- **Short task**
Write out, word for word, every line from the first one through the line that holds "import plotly.graph_objects as go", and nothing else; skip the pictures.

- **Supplied data**
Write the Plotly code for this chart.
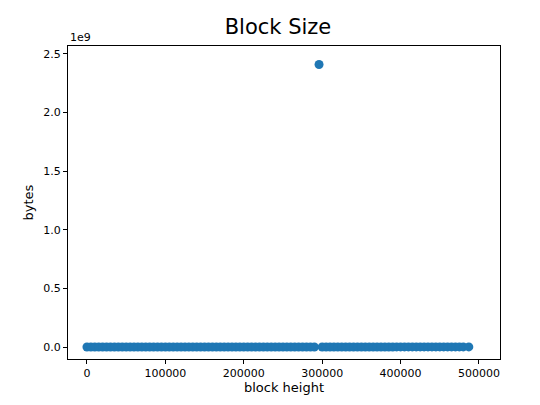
import plotly.graph_objects as go

heights = [0, 5000, 10000, 15000, 20000, 25000, 30000, 35000, 40000, 45000,
           50000, 55000, 60000, 65000, 70000, 75000, 80000, 85000, 90000, 95000,
           100000, 105000, 110000, 115000, 120000, 125000, 130000, 135000, 140000, 145000,
           150000, 155000, 160000, 165000, 170000, 175000, 180000, 185000, 190000, 195000,
           200000, 205000, 210000, 215000, 220000, 225000, 230000, 235000, 240000, 245000,
           250000, 255000, 260000, 265000, 270000, 275000, 280000, 285000, 290000, 296000,
           300000, 305000, 310000, 315000, 320000, 325000, 330000, 335000, 340000, 345000,
           350000, 355000, 360000, 365000, 370000, 375000, 380000, 385000, 390000, 395000,
           400000, 405000, 410000, 415000, 420000, 425000, 430000, 435000, 440000, 445000,
           450000, 455000, 460000, 465000, 470000, 475000, 480000, 487000]
sizes_bytes = [285, 220, 215, 300, 500, 800, 1200, 1800, 2500, 5000,
               8000, 8500, 9000, 10000, 12000, 13000, 15000, 18000, 20000, 22000,
               25000, 27000, 30000, 32000, 35000, 38000, 40000, 50000, 60000, 70000,
               80000, 90000, 100000, 105000, 110000, 120000, 130000, 140000, 150000, 155000,
               160000, 165000, 170000, 185000, 200000, 225000, 250000, 275000, 300000, 310000,
               320000, 335000, 350000, 375000, 400000, 410000, 420000, 435000, 450000, 2410000000,
               400000, 425000, 450000, 475000, 500000, 525000, 550000, 575000, 600000, 625000,
               650000, 675000, 700000, 725000, 750000, 775000, 800000, 800000, 800000, 850000,
               900000, 925000, 950000, 950000, 950000, 965000, 980000, 985000, 990000, 990000,
               990000, 992000, 995000, 996000, 998000, 998000, 999000, 1000000]

fig = go.Figure(go.Scatter(x=heights, y=sizes_bytes, mode="markers",
                           marker=dict(color="#1f77b4", size=9)))
ax = dict(showgrid=False, zeroline=False, showline=True, mirror=True, linecolor="black",
          linewidth=1, ticks="outside", ticklen=4, tickcolor="black")
fig.update_layout(
    width=540, height=405, plot_bgcolor="white", paper_bgcolor="white",
    font=dict(family="DejaVu Sans", size=11, color="black"),
    margin=dict(l=60, r=48, t=38, b=54, autoexpand=False), showlegend=False,
    title=dict(text="Block Size", x=0.5, xanchor="center", y=0.955, yanchor="middle",
               font=dict(size=21)),
    xaxis=dict(**ax, range=[-24200, 526800], tickvals=[0, 100000, 200000, 300000, 400000, 500000],
               ticktext=["0", "100000", "200000", "300000", "400000", "500000"],
               title=dict(text="block height", standoff=2)),
    yaxis=dict(**ax, range=[-0.102e9, 2.568e9], tickvals=[0, 0.5e9, 1e9, 1.5e9, 2e9, 2.5e9],
               ticktext=["0.0", "0.5", "1.0", "1.5", "2.0", "2.5"],
               title=dict(text="bytes", standoff=6)),
    annotations=[dict(text="1e9", xref="paper", yref="paper", x=0, y=1, xanchor="left",
                      yanchor="bottom", showarrow=False, font=dict(size=11))],
)
fig.write_html("out.html")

- **Complete response**
Write the Plotly code for this chart.
import plotly.graph_objects as go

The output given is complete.